Goal of the exercise:
Exactly retype the lines from the top of the data through the line containing "-14.6, -12.2, -11.4]", leaving out every picture.

Data excerpt:
------

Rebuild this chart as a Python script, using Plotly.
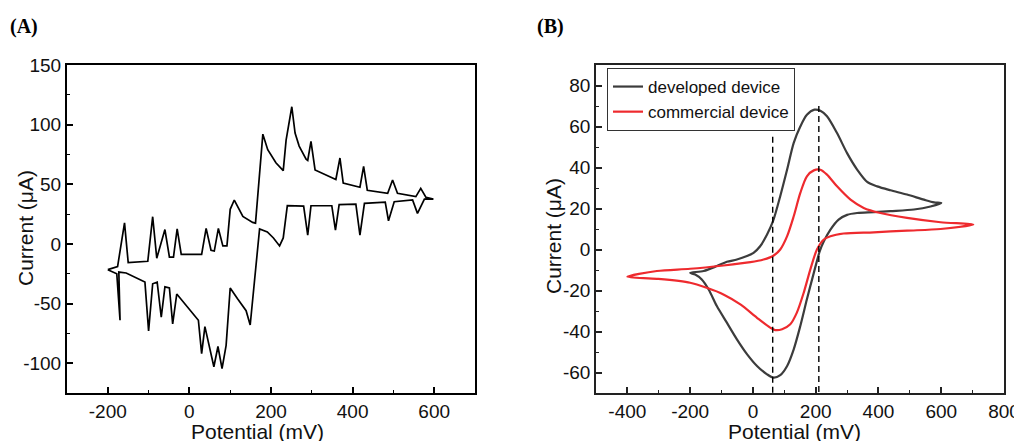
import plotly.graph_objects as go

# ---------------- Panel A data ----------------
a_potential = [-200, -176, -159, -150, -102, -90, -80, -60, -49, -39, -30, -20, 30, 41, 53, 61, 71, 82, 92,
               100, 110, 131, 155, 162, 180, 192, 212, 230, 237, 251, 259, 269, 286, 290, 298, 308, 359, 369,
               377, 418, 427, 436, 486, 498, 510, 555, 567, 580, 598,
               576, 559, 547, 502, 488, 480, 429, 418, 408, 367, 358, 349, 298, 290, 280, 240, 230, 221, 206,
               191, 172, 149, 139, 118, 100, 90, 80, 70, 60, 38, 30, 22, 16, 0, -16, -31, -41, -49, -60, -69,
               -79, -90, -100, -109, -155, -173, -170, -178, -200]
a_current = [-21.6, -19, 17.7, -15.7, -14.6, 22.8, -12, 12, -11, -11, 12.6, -8.7, -8.7, 13, -5.3, -6, 13, -1.7, -1.7,
             29, 36.8, 23, 18, 17.4, 92, 79, 68, 61.5, 87, 115, 93, 82, 71, 70, 86, 62, 54, 72,
             51, 47.5, 65, 45, 42.4, 53.6, 42.4, 39.6, 46.6, 39, 37.6,
             37.6, 25.6, 36.8, 35.4, 19.4, 35, 34, 7.3, 33.4, 33, 11.5, 32, 32, 7.3, 31.7, 32, 5, -1.7, 5,
             10, 12.6, -68, -56, -46, -37, -85, -104.5, -86, -103, -69.4, -92, -64, -61.5, -55, -49, -42, -67,
             -37, -36, -61.5, -32, -33.4, -73, -32, -24.4, -23.6, -64, -25, -21.6]

a_xticks = [-200, 0, 200, 400, 600]
a_xticklabels = ["-200", "0", "200", "400", "600"]
a_yticks = [-100, -50, 0, 50, 100, 150]
a_yticklabels = ["-100", "-50", "0", "50", "100", "150"]

# ---------------- Panel B data ----------------
dev_potential = [-200, -157, -115, -83, -51, -19, 2, 23, 45, 64, 87, 109, 130, 151, 172, 196, 215, 236, 268, 300,
                 332, 364, 396, 438, 491, 545, 577, 600,
                 566, 513, 438, 385, 332, 300, 273, 247, 226, 213, 194, 172, 151, 130, 109, 87, 66, 45, 13, -19,
                 -51, -83, -115, -141, -163, -184, -200]
dev_current = [-11.4, -10.5, -8.1, -6, -4.9, -3.2, -1.6, 1.6, 7.3, 13.8, 26, 39, 52, 60, 65.7, 68.2, 67.7, 65, 56.8,
               47, 39, 33, 30.8, 28.9, 26.8, 24.3, 23, 22.7,
               21, 19.5, 18.7, 18.2, 17.8, 16.9, 14.6, 9.7, 4, -0.8, -11.4, -24.3, -37.3, -48.7, -56.8, -61.3,
               -62.5, -60.9, -56.8, -51, -43.8, -35.7, -27.6, -19.5, -14.6, -12.2, -11.4]

com_potential = [-400, -306, -200, -94, -8, 34, 64, 87, 109, 130, 151, 172, 194, 215, 236, 268, 311, 353, 406,
                 491, 598, 702,
                 598, 491, 385, 289, 247, 226, 204, 183, 162, 140, 119, 93, 71, 55, 13, -40, -94, -147, -200,
                 -306, -400]
com_current = [-13.3, -10.5, -9.4, -7.8, -6.2, -4.9, -3.2, 0, 6.5, 16.2, 27.6, 35.7, 38.6, 38.9, 36.5, 30.8, 24.3,
               20.3, 17.8, 15.4, 13.3, 12.2,
               10, 9.2, 8.4, 7.8, 6.5, 4.9, 0, -9.7, -21, -30.8, -36.5, -38.9, -39.3, -38.1, -33.3, -26.8, -21.9,
               -18.7, -16.2, -14.3, -13.3]

peak_potentials = [63, 210]
peak_line_tops = [55, 70]
b_y_bottom = -70

b_xticks = [-400, -200, 0, 200, 400, 600, 800]
b_xticklabels = ["-400", "-200", "0", "200", "400", "600", "800"]
b_yticks = [-60, -40, -20, 0, 20, 40, 60, 80]
b_yticklabels = ["-60", "-40", "-20", "0", "20", "40", "60", "80"]

# page is drawn with an 8px body margin; place everything in reference pixel coordinates
W, H, OFF = 1022, 441, 8
def fx(px):
    return (px - OFF) / W
def fy(py):
    return 1 - (py - OFF) / H

fig = go.Figure()

fig.add_trace(go.Scatter(x=a_potential, y=a_current, mode="lines", line=dict(color="black", width=1.7),
                         showlegend=False, xaxis="x", yaxis="y"))

fig.add_trace(go.Scatter(x=dev_potential, y=dev_current, mode="lines", name="developed device",
                         line=dict(color="#3c3c3c", width=2.2, shape="spline", smoothing=0.8),
                         xaxis="x2", yaxis="y2"))
fig.add_trace(go.Scatter(x=com_potential, y=com_current, mode="lines", name="commercial device",
                         line=dict(color="#ee2a2e", width=2.2, shape="spline", smoothing=0.8),
                         xaxis="x2", yaxis="y2"))
for px, top in zip(peak_potentials, peak_line_tops):
    fig.add_trace(go.Scatter(x=[px, px], y=[top, b_y_bottom], mode="lines", showlegend=False,
                             line=dict(color="black", width=1.4, dash="6px,4px"),
                             xaxis="x2", yaxis="y2"))

FONT = "Liberation Sans, Arial"
tickfont = dict(family=FONT, size=19, color="#111")
titlefont = dict(family=FONT, size=21, color="#111")

def ax(domain, rng, tickvals, ticktext, minor_dtick, anchor, linecolor, lw):
    return dict(domain=domain, range=rng, tickmode="array", tickvals=tickvals, ticktext=ticktext,
                showgrid=False, zeroline=False,
                showline=True, mirror=True, linecolor=linecolor, linewidth=lw,
                ticks="inside", ticklen=6, tickwidth=1.5, tickcolor=linecolor,
                minor=dict(ticks="inside", ticklen=3, tickwidth=1.2, dtick=minor_dtick, tick0=0,
                           tickcolor=linecolor, showgrid=False),
                tickfont=tickfont, anchor=anchor, automargin=False)

ydom = [fy(393), fy(65)]
fig.update_layout(
    template="none",
    width=W, height=H,
    margin=dict(l=0, r=0, t=0, b=0),
    paper_bgcolor="white", plot_bgcolor="white",
    xaxis=ax([fx(67), fx(475)], [-300, 700], a_xticks, a_xticklabels, 100, "y", "black", 2),
    yaxis=ax(ydom, [-125, 150], a_yticks, a_yticklabels, 25, "x", "black", 2),
    xaxis2=ax([fx(596), fx(1004)], [-500, 800], b_xticks, b_xticklabels, 100, "y2", "#222", 1.6),
    yaxis2=ax(ydom, [-70, 90], b_yticks, b_yticklabels, 10, "x2", "#222", 1.6),
    legend=dict(x=fx(607), y=fy(68), xanchor="left", yanchor="top",
                bgcolor="white", bordercolor="#333", borderwidth=1,
                font=dict(family=FONT, size=17, color="#111"),
                tracegroupgap=0),
    annotations=[
        dict(text="<b>(A)</b>", x=fx(8), y=fy(26), xref="paper", yref="paper",
             xanchor="left", yanchor="middle", showarrow=False,
             font=dict(family="Liberation Serif, Times New Roman", size=20, color="black")),
        dict(text="<b>(B)</b>", x=fx(535), y=fy(26), xref="paper", yref="paper",
             xanchor="left", yanchor="middle", showarrow=False,
             font=dict(family="Liberation Serif, Times New Roman", size=20, color="black")),
        dict(text="Current (μA)", x=fx(25), y=fy(228), xref="paper", yref="paper", textangle=-90,
             xanchor="center", yanchor="middle", showarrow=False, font=titlefont),
        dict(text="Current (μA)", x=fx(553), y=fy(236), xref="paper", yref="paper", textangle=-90,
             xanchor="center", yanchor="middle", showarrow=False, font=titlefont),
        dict(text="Potential (mV)", x=fx(257), y=fy(418), xref="paper", yref="paper",
             xanchor="center", yanchor="top", showarrow=False, font=titlefont),
        dict(text="Potential (mV)", x=fx(794), y=fy(418), xref="paper", yref="paper",
             xanchor="center", yanchor="top", showarrow=False, font=titlefont),
    ],
)

fig.write_html("out.html")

------

Exercise output:
Rebuild this chart as a Python script, using Plotly.
import plotly.graph_objects as go

# ---------------- Panel A data ----------------
a_potential = [-200, -176, -159, -150, -102, -90, -80, -60, -49, -39, -30, -20, 30, 41, 53, 61, 71, 82, 92,
               100, 110, 131, 155, 162, 180, 192, 212, 230, 237, 251, 259, 269, 286, 290, 298, 308, 359, 369,
               377, 418, 427, 436, 486, 498, 510, 555, 567, 580, 598,
               576, 559, 547, 502, 488, 480, 429, 418, 408, 367, 358, 349, 298, 290, 280, 240, 230, 221, 206,
               191, 172, 149, 139, 118, 100, 90, 80, 70, 60, 38, 30, 22, 16, 0, -16, -31, -41, -49, -60, -69,
               -79, -90, -100, -109, -155, -173, -170, -178, -200]
a_current = [-21.6, -19, 17.7, -15.7, -14.6, 22.8, -12, 12, -11, -11, 12.6, -8.7, -8.7, 13, -5.3, -6, 13, -1.7, -1.7,
             29, 36.8, 23, 18, 17.4, 92, 79, 68, 61.5, 87, 115, 93, 82, 71, 70, 86, 62, 54, 72,
             51, 47.5, 65, 45, 42.4, 53.6, 42.4, 39.6, 46.6, 39, 37.6,
             37.6, 25.6, 36.8, 35.4, 19.4, 35, 34, 7.3, 33.4, 33, 11.5, 32, 32, 7.3, 31.7, 32, 5, -1.7, 5,
             10, 12.6, -68, -56, -46, -37, -85, -104.5, -86, -103, -69.4, -92, -64, -61.5, -55, -49, -42, -67,
             -37, -36, -61.5, -32, -33.4, -73, -32, -24.4, -23.6, -64, -25, -21.6]

a_xticks = [-200, 0, 200, 400, 600]
a_xticklabels = ["-200", "0", "200", "400", "600"]
a_yticks = [-100, -50, 0, 50, 100, 150]
a_yticklabels = ["-100", "-50", "0", "50", "100", "150"]

# ---------------- Panel B data ----------------
dev_potential = [-200, -157, -115, -83, -51, -19, 2, 23, 45, 64, 87, 109, 130, 151, 172, 196, 215, 236, 268, 300,
                 332, 364, 396, 438, 491, 545, 577, 600,
                 566, 513, 438, 385, 332, 300, 273, 247, 226, 213, 194, 172, 151, 130, 109, 87, 66, 45, 13, -19,
                 -51, -83, -115, -141, -163, -184, -200]
dev_current = [-11.4, -10.5, -8.1, -6, -4.9, -3.2, -1.6, 1.6, 7.3, 13.8, 26, 39, 52, 60, 65.7, 68.2, 67.7, 65, 56.8,
               47, 39, 33, 30.8, 28.9, 26.8, 24.3, 23, 22.7,
               21, 19.5, 18.7, 18.2, 17.8, 16.9, 14.6, 9.7, 4, -0.8, -11.4, -24.3, -37.3, -48.7, -56.8, -61.3,
               -62.5, -60.9, -56.8, -51, -43.8, -35.7, -27.6, -19.5, -14.6, -12.2, -11.4]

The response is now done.